A Day in the Life: How a Solo Roofer Actually Uses This Software Stack
No competitor guide walks through an actual daily workflow for a one-person roofing operation. Here’s how these tools fit together on a real Tuesday.
7:30 AM — New Lead Comes In
Your phone rings while you’re loading the truck. You can’t take it — you’re hauling shingles. But Jobber’s missed-call text-back feature sends an automatic text: “Hey, this is [Your Company]. Sorry I missed your call — can I get your address and I’ll send you a free estimate?” The lead replies. You log the contact in Jobber during your first break, creating a new job entry with the homeowner’s name, address, and project notes.
10:00 AM — Ordering the Measurement Report
Between jobs, you open Roofr on your phone. Punch in the lead’s address. If satellite imagery is available (roughly 50/50 depending on your area), you order a pay-as-you-go measurement report for $19. The report — including square footage, pitch, waste calculations, and a visual diagram — arrives in your Roofr dashboard, usually within a few hours. If satellite coverage isn’t available, you’ll need to measure manually on-site or try RoofSnap as a backup.

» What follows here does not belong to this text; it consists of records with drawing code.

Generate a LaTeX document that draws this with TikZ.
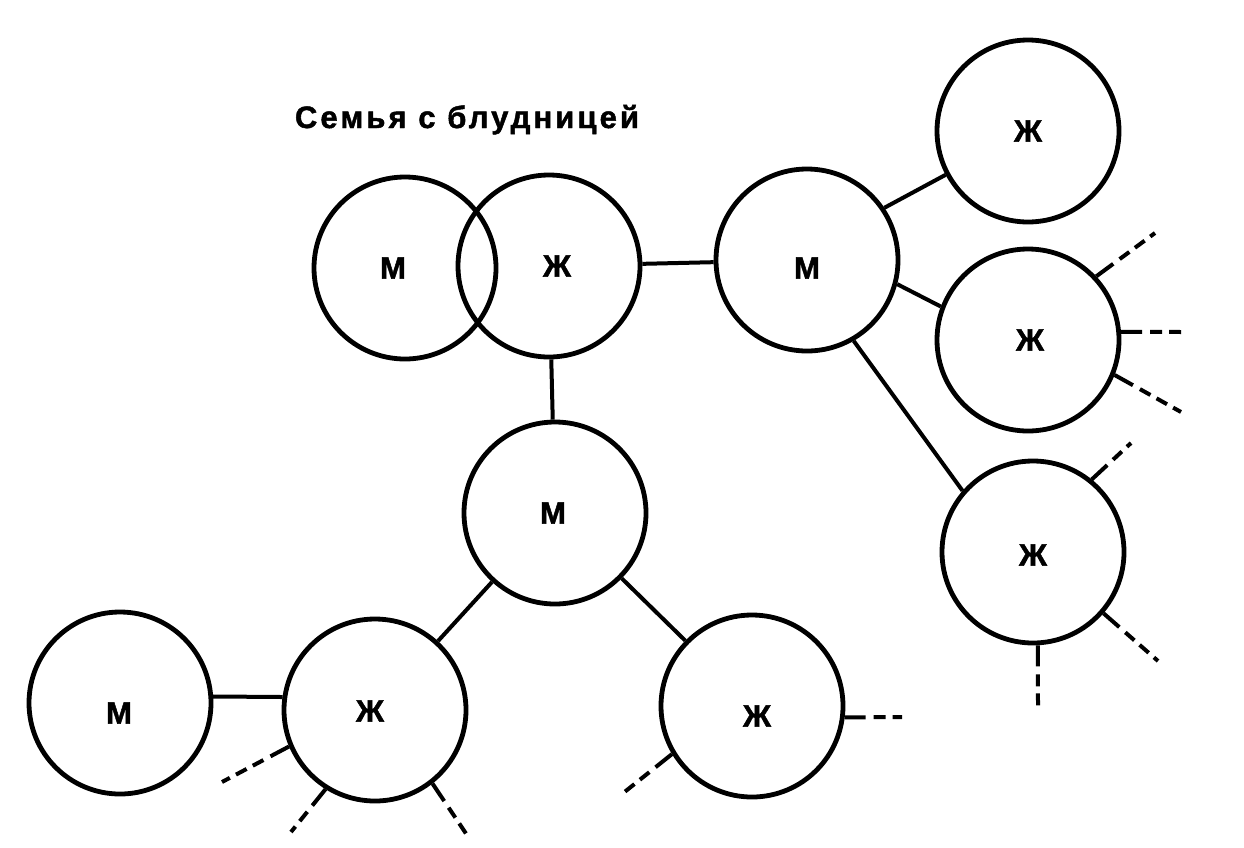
\documentclass[tikz,border=0pt]{standalone}
\usepackage{fontspec}
\setmainfont{Liberation Sans}
\newfontfamily\heavyfont{Liberation Sans Bold}[FakeBold=1.5]
\newfontfamily\titlefont{Liberation Sans Bold}[FakeBold=1.5,LetterSpace=10]
\begin{document}
\begin{tikzpicture}[x=1pt,y=-1pt,
  person/.style={circle,draw,line width=4.8pt,minimum size=182pt,inner sep=0pt},
  lbl/.style={font=\heavyfont\fontsize{31}{31}\selectfont,inner sep=0pt},
  link/.style={line width=4pt},
  open/.style={line width=4pt,dash pattern=on 21pt off 8pt on 12pt off 7pt on 12pt off 7pt on 12pt off 7pt on 12pt off 7pt}]
\useasboundingbox[fill=white] (0,0) rectangle (1244,847);
\node[font=\titlefont\fontsize{31}{31}\selectfont,anchor=base,inner sep=0pt] (title) at (467,128) {Семья с блудницей};
\node[person,label={[lbl,xshift=-12pt]center:М}] (m1) at (405,268) {};
\node[person,label={[lbl,xshift=8pt]center:Ж}] (zh1) at (549,266) {};
\node[person,label={[lbl,yshift=-8pt]center:М}] (m2) at (807,260) {};
\node[person,label={[lbl]center:Ж}] (zhtr) at (1028,131) {};
\node[person,label={[lbl,xshift=2pt]center:Ж}] (zhmr) at (1028,340) {};
\node[person,label={[lbl,yshift=-3pt]center:Ж}] (zhbr) at (1033,552) {};
\node[person,label={[lbl,xshift=-2pt]center:М}] (mc) at (555,513) {};
\node[person,label={[lbl,xshift=-1pt,yshift=-10pt]center:М}] (mbl) at (120,703) {};
\node[person,label={[lbl,xshift=-5pt,yshift=-1pt]center:Ж}] (zhb) at (375,710) {};
\node[person,label={[lbl,xshift=5pt,yshift=-10pt]center:Ж}] (zhbb) at (752,706) {};
% connectors
\draw[link] (zh1) -- (m2);
\draw[link] (m2.34) -- (zhtr.208);
\draw[link] (m2.-15) -- (zhmr.159);
\draw[link] (m2.-60) -- (zhbr.139);
\draw[link] (zh1) -- (mc);
\draw[link] (mc) -- (zhb);
\draw[link] (mc) -- (zhbb);
\draw[link] (mbl.4) -- (zhb.172);
% open ends
\coordinate (e1) at (1155,233);
\coordinate (e2) at (1184,332);
\coordinate (e3) at (1181,412);
\coordinate (e4) at (1131,443);
\coordinate (e5) at (1158,661);
\coordinate (e6) at (1038,709);
\coordinate (e7) at (902,717);
\coordinate (e8) at (622,794);
\coordinate (e9) at (222,782);
\coordinate (e10) at (291,832);
\coordinate (e11) at (467,835);
\draw[open] (zhmr.43) -- (e1);
\draw[open] (zhmr.5) -- (e2);
\draw[open] (zhmr.-22) -- (e3);
\draw[open] (zhbr.51) -- (e4);
\draw[open] (zhbr.-41) -- (e5);
\draw[open] (zhbr.-87) -- (e6);
\draw[open] (zhbb.-7) -- (e7);
\draw[open] (zhbb.211) -- (e8);
\draw[open] (zhb.203) -- (e9);
\draw[open] (zhb.238) -- (e10);
\draw[open] (zhb.-52) -- (e11);
\end{tikzpicture}
\end{document}
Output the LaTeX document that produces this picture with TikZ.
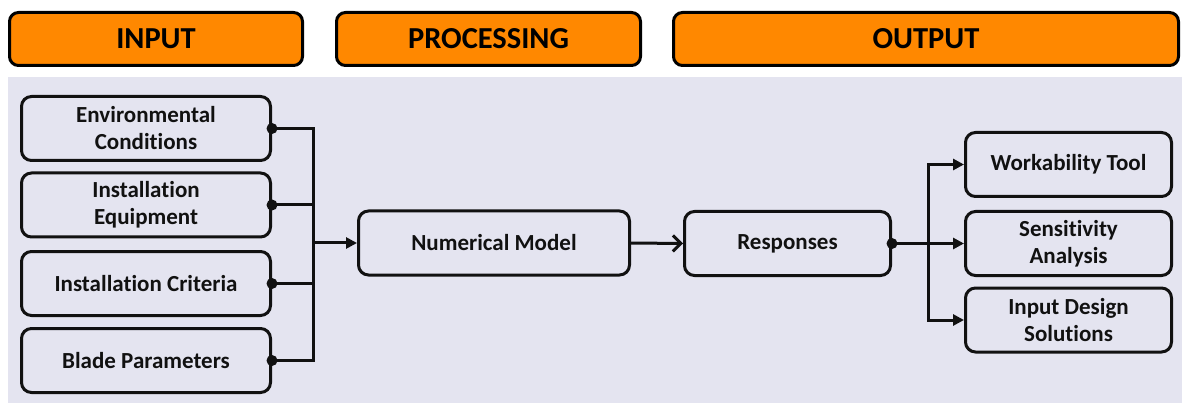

1:00 PM — Building and Sending the Proposal
Measurement report is in. You open Roofr, select the report, and build a branded proposal using your saved template. Material costs auto-populate if you’ve synced the ABC Supply catalog. You add your labor rate, set the payment terms, and hit send. The homeowner gets a professional digital proposal with a built-in e-signature button — they can sign from their phone without printing anything.
Roofr’s automated follow-up sequence kicks in. If the homeowner hasn’t signed within 24 hours, they get a reminder. You didn’t have to remember to follow up — the system handled it while you were nailing cap shingles.
3:00 PM — Job Won, Time to Schedule
The homeowner signs. You create the job in Jobber, assign a date, and the client gets an automated confirmation with the scheduled window. The job sits in Jobber’s pipeline alongside your other active work, giving you a clear view of the week ahead.
5:30 PM — Job Complete, Send the Invoice
You wrap up a different job that was already on the schedule. Open Wave on your phone, create an invoice from your saved template, and send it to the homeowner with an online payment link. Log the material receipts you collected today by snapping photos with Wave’s receipt scanner. This takes 5 minutes — compared to the 30+ minutes of paper filing you used to do at the kitchen table at 9 PM.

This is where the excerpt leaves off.